Если одну модель успешной художественной карьеры того периода представляет собой путь Ливенса, сделавшего ставку на заказы гаагского двора и на связи с амстердамскими регентами, то другую можно усмотреть в карьере Фердинанда Бола (ил. 84). Сын состоятельных родителей (его отец был преуспевающим хирургом), Бол был первым среди дордрехтских художников, обучавшихся у Рембрандта живописи.
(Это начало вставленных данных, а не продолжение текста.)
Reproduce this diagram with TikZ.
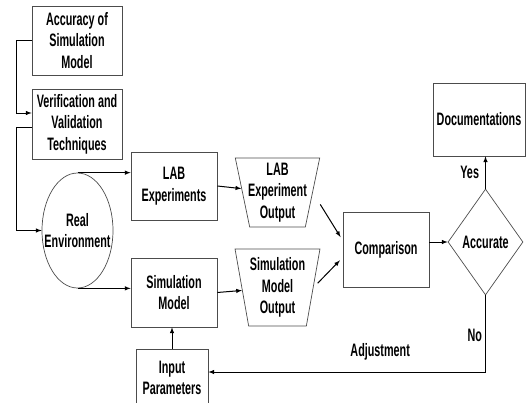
\documentclass[tikz,border=0pt]{standalone}
\usepackage{fontspec}
\setmainfont[FakeStretch=0.6]{Liberation Sans}
\usetikzlibrary{arrows}
\usetikzlibrary{shapes.geometric}

\tikzset{
  box/.style={draw=black!70, line width=0.7pt, rectangle, align=center, inner sep=0pt},
  outbox/.style={draw=black!70, line width=0.7pt, trapezium, shape border rotate=180,
    trapezium stretches=true, align=center, inner sep=0pt},
  link/.style={-latex, line width=1pt},
  tag/.style={inner sep=1pt},
}

\begin{document}
\begin{tikzpicture}[x=1pt, y=-1pt, font=\fontsize{18}{21.5}\selectfont\bfseries]
    \clip (0,0) rectangle (526,402);

    \node[box, minimum width=90pt, minimum height=69pt] (accuracy) at (77,40.5) {Accuracy of\\Simulation\\Model};
    \node[box, minimum width=90pt, minimum height=70pt] (verif) at (77,124) {Verification and\\Validation\\Techniques};
    \node[ellipse, draw=black!70, line width=0.7pt, minimum width=71pt, minimum height=115pt,
          inner xsep=-10pt, align=center] (realenv) at (77.5,230.5) {Real\\Environment};
    \node[box, minimum width=86pt, minimum height=68pt] (labexp) at (174,186) {LAB\\Experiments};
    \node[box, minimum width=86pt, minimum height=69pt] (simmodel) at (174,292.5) {Simulation\\Model};
    \node[outbox, trapezium angle=77, minimum width=85pt, minimum height=69pt, inner xsep=-3pt] (labout) at (277.5,192.5) {LAB\\Experiment\\Output};
    \node[outbox, trapezium angle=79, minimum width=85pt, minimum height=77pt, inner xsep=-3pt] (simout) at (277.5,287.5) {Simulation\\Model\\Output};
    \node[box, minimum width=86pt, minimum height=75pt] (compare) at (386,249.5) {Comparison};
    \node[diamond, draw=black!70, line width=0.7pt, minimum width=75pt, minimum height=106pt,
          inner sep=0pt] (accurate) at (485.5,242) {Accurate};
    \node[box, minimum width=92pt, minimum height=73pt] (docs) at (479,119.5) {Documentations};
    \node[box, minimum width=72pt, minimum height=58pt] (input) at (172,378) {Input\\Parameters};

    \draw[link] (accuracy.west) -- ++(-15,0) |- ([yshift=11pt]verif.west);
    \draw[link] ([yshift=-3pt]verif.west) -- ++(-15,0) |- (realenv.west);
    \draw[link] (realenv.north) -- (realenv.north -| labexp.west);
    \draw[link] (realenv.south) -- (realenv.south -| simmodel.west);
    \draw[link] (labexp.east) -- (labout);
    \draw[link] (simmodel.east) -- (simout);
    \draw[link, shorten <=14pt, shorten >=4pt] (labout.east) -- ([yshift=9pt]compare.west);
    \draw[link, shorten <=6pt, shorten >=4pt] (simout.east) -- ([yshift=-8pt]compare.west);
    \draw[link] (compare.east |- accurate.west) -- (accurate.west);
    \draw[link] (accurate.north) -- (accurate.north |- docs.south) node[tag, pos=0.5, left=5pt] {Yes};
    \draw[link] (accurate.south) |- ([yshift=6pt]input.east)
        node[tag, pos=0.26, left=2pt] {No}
        node[tag, pos=0.69, above=10pt] {Adjustment};
    \draw[link] (input.north) -- (input.north |- simmodel.south);
\end{tikzpicture}
\end{document}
Он добился всеобщего признания в Амстердаме, написал много групповых портретов для профессиональных гильдий, выполнил два крупных заказа для новой ратуши и, в отличие от Рембрандта, неоднократно занимал важные публичные посты, в частности пост главы гильдии Святого Луки, объединявшей художников, а также состоял в чине сержанта в стрелковой роте своего округа. Кульминацией его карьеры можно считать вторую женитьбу в возрасте пятидесяти трех лет на очень богатой женщине. Бол не спешил огласить предстоящее бракосочетание в церкви и сделал это только спустя два дня после смерти Рембрандта, – очевидно, по той причине, что, вступив в этот весьма прибыльный союз, намеревался бросить живопись! (Если верить его «Автопортрету» 1669 года, он отверг помимо занятий живописью и секс: спящий купидон и колонна символизируют целомудрие, которое ожидалось от пожилого человека, вступившего в повторный брак.) Оставив живопись, Бол отнюдь не совершил уникальный для того времени поступок: пейзажист Хоббема перестал писать картины, когда получил хорошо оплачиваемый пост инспектора, проверяющего качество привозных вин. Таким образом, одним из признаков успеха для художника была выгодная женитьба, которая позволяла отказаться от живописи[136].